_Given task_.
Reproduce exactly, with no pictures, each line from the opening of the material down through the line containing "const sDecades = [0.01, 0.1, 1, 10];".

_Source data_.
>>
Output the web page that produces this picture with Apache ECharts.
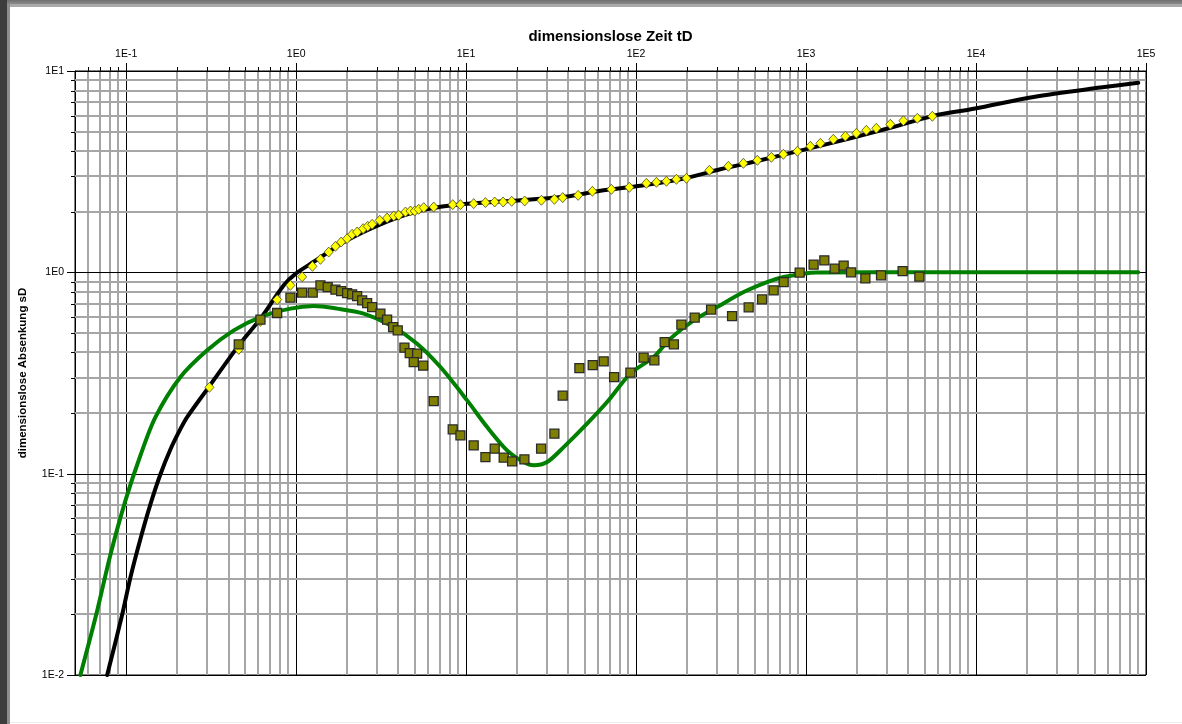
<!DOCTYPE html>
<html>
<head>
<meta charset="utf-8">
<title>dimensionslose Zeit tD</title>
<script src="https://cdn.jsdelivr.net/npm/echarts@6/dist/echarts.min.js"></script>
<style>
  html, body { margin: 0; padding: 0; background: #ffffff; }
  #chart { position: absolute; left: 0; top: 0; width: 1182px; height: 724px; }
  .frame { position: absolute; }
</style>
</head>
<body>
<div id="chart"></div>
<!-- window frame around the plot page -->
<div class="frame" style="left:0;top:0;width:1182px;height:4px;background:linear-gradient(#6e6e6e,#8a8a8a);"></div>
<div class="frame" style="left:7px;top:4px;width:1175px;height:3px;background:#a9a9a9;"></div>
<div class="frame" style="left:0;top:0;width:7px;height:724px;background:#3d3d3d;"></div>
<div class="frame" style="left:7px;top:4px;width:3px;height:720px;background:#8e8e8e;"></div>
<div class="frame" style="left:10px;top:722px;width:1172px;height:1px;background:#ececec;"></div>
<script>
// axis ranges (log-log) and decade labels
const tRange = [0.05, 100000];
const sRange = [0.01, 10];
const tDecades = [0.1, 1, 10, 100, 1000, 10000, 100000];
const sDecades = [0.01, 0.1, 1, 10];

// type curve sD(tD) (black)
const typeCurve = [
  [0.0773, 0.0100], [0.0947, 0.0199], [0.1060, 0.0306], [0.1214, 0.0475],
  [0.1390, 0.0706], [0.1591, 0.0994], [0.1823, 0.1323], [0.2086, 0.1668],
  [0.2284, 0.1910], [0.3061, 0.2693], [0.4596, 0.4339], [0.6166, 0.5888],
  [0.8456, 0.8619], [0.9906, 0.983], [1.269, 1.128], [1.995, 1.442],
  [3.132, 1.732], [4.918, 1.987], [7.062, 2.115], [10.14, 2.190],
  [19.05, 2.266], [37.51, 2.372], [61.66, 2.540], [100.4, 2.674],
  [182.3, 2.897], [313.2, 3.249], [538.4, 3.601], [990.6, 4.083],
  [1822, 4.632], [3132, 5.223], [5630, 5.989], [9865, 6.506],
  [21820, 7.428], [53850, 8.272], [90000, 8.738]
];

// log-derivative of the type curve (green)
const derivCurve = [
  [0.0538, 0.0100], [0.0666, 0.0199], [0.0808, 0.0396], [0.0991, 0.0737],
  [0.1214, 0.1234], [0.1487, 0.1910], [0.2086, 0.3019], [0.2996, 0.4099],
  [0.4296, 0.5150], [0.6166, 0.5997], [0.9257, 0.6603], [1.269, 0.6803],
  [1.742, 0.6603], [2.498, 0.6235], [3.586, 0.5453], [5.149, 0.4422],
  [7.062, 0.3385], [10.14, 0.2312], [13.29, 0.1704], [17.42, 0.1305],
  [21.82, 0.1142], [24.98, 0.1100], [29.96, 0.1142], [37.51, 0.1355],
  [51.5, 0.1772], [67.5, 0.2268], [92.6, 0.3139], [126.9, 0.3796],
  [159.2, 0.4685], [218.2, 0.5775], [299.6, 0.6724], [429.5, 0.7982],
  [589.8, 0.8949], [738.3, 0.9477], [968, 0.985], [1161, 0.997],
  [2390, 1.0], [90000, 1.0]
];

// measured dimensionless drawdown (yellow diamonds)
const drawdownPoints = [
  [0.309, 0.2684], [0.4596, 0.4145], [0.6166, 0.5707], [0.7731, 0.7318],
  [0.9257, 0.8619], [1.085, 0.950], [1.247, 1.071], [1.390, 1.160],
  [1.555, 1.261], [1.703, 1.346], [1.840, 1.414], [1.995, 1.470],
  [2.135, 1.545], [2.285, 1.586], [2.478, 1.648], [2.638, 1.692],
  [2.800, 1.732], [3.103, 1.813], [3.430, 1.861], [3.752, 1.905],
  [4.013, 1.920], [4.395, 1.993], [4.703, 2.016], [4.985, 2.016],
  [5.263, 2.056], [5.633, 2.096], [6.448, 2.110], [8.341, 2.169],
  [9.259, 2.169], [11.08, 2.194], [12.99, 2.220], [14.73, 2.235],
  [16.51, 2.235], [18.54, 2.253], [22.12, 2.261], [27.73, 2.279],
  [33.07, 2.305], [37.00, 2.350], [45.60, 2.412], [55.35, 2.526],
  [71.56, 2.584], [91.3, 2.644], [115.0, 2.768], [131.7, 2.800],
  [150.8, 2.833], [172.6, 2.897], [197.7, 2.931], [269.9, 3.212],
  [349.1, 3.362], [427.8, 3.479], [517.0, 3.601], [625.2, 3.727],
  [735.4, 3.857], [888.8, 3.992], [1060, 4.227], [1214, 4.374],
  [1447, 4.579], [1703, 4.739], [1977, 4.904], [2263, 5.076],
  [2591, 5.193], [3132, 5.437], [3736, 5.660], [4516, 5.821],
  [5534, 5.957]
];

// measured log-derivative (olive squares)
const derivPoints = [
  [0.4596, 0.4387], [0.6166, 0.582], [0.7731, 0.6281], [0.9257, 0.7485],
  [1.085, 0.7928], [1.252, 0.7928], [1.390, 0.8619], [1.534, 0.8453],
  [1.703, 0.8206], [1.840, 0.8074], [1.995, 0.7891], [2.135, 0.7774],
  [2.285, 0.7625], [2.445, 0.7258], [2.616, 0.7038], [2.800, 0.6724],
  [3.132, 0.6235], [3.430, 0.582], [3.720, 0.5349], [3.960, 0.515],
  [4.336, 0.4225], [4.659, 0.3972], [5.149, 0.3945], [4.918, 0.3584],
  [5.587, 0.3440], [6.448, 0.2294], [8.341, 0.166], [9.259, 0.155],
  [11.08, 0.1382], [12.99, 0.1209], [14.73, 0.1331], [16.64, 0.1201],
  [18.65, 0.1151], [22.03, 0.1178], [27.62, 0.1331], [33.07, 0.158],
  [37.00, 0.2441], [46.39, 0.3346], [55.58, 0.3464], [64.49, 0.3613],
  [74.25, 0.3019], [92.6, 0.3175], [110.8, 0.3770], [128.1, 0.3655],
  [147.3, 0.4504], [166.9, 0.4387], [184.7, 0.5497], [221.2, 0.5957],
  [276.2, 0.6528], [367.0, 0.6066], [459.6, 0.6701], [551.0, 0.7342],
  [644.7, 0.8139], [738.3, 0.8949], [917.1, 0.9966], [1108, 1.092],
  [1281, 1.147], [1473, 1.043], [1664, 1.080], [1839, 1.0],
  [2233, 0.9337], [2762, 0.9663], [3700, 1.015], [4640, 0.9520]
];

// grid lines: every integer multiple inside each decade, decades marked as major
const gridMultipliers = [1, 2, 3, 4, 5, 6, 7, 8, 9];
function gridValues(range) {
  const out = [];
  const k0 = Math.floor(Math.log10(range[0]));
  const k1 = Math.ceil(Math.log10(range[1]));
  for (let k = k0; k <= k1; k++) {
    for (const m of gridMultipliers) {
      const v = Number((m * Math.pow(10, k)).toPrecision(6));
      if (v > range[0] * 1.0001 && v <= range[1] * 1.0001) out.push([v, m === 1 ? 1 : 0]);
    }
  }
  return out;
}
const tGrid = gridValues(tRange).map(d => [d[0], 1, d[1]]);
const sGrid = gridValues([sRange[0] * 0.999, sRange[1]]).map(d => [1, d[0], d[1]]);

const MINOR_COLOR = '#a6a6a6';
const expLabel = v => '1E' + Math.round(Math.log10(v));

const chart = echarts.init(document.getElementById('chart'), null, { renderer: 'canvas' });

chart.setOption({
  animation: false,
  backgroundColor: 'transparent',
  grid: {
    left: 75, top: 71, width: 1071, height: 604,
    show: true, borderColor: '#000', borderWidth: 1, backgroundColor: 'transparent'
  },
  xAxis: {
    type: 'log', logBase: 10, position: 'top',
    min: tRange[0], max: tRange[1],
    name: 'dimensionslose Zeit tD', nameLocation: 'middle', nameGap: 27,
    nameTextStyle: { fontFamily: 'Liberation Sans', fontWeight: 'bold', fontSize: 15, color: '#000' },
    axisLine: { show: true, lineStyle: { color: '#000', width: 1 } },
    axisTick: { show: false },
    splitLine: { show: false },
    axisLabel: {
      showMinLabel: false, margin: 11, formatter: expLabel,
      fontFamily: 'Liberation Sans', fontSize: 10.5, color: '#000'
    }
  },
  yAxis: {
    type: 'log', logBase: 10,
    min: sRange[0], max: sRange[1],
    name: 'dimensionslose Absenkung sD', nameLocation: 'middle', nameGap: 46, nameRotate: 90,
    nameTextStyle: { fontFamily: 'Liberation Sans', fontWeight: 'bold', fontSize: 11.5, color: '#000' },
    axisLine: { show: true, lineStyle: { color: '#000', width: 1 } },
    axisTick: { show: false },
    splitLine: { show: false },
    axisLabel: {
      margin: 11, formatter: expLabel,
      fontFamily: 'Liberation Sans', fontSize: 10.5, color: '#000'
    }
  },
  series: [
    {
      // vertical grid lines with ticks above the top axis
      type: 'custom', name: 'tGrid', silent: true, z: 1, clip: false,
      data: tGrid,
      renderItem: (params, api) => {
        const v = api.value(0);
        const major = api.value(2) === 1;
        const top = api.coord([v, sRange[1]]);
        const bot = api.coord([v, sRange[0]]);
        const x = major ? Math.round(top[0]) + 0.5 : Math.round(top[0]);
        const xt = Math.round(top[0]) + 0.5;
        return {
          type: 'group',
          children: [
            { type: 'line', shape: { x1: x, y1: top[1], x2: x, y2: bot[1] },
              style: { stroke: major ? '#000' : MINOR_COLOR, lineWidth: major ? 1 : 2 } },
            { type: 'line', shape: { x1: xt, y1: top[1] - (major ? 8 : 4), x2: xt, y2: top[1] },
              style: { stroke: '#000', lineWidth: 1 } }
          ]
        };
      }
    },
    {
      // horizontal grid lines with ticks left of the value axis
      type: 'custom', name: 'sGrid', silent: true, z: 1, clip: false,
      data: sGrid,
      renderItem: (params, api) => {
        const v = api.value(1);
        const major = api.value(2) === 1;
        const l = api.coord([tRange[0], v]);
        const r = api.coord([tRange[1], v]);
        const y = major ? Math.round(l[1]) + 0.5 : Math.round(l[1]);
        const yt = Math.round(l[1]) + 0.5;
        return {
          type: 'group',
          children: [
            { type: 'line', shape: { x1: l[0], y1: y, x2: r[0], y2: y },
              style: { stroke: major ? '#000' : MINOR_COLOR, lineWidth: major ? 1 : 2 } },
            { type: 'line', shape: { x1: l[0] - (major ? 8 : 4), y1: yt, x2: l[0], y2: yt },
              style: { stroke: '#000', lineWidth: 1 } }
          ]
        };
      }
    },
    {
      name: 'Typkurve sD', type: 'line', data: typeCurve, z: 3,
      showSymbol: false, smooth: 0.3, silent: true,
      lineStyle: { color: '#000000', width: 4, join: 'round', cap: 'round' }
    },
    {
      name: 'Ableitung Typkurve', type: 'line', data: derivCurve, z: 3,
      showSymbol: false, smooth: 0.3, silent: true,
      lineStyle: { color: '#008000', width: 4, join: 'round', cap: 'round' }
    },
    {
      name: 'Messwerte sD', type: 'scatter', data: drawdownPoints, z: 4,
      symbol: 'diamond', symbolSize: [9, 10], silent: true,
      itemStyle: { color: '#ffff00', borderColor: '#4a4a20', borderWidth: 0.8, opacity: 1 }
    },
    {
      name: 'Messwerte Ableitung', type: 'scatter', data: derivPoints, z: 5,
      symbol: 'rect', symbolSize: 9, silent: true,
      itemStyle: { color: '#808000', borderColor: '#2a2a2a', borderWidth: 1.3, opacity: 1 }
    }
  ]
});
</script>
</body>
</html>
<<
_The solution_.
Output the web page that produces this picture with Apache ECharts.
<!DOCTYPE html>
<html>
<head>
<meta charset="utf-8">
<title>dimensionslose Zeit tD</title>
<script src="https://cdn.jsdelivr.net/npm/echarts@6/dist/echarts.min.js"></script>
<style>
  html, body { margin: 0; padding: 0; background: #ffffff; }
  #chart { position: absolute; left: 0; top: 0; width: 1182px; height: 724px; }
  .frame { position: absolute; }
</style>
</head>
<body>
<div id="chart"></div>
<!-- window frame around the plot page -->
<div class="frame" style="left:0;top:0;width:1182px;height:4px;background:linear-gradient(#6e6e6e,#8a8a8a);"></div>
<div class="frame" style="left:7px;top:4px;width:1175px;height:3px;background:#a9a9a9;"></div>
<div class="frame" style="left:0;top:0;width:7px;height:724px;background:#3d3d3d;"></div>
<div class="frame" style="left:7px;top:4px;width:3px;height:720px;background:#8e8e8e;"></div>
<div class="frame" style="left:10px;top:722px;width:1172px;height:1px;background:#ececec;"></div>
<script>
// axis ranges (log-log) and decade labels
const tRange = [0.05, 100000];
const sRange = [0.01, 10];
const tDecades = [0.1, 1, 10, 100, 1000, 10000, 100000];
const sDecades = [0.01, 0.1, 1, 10];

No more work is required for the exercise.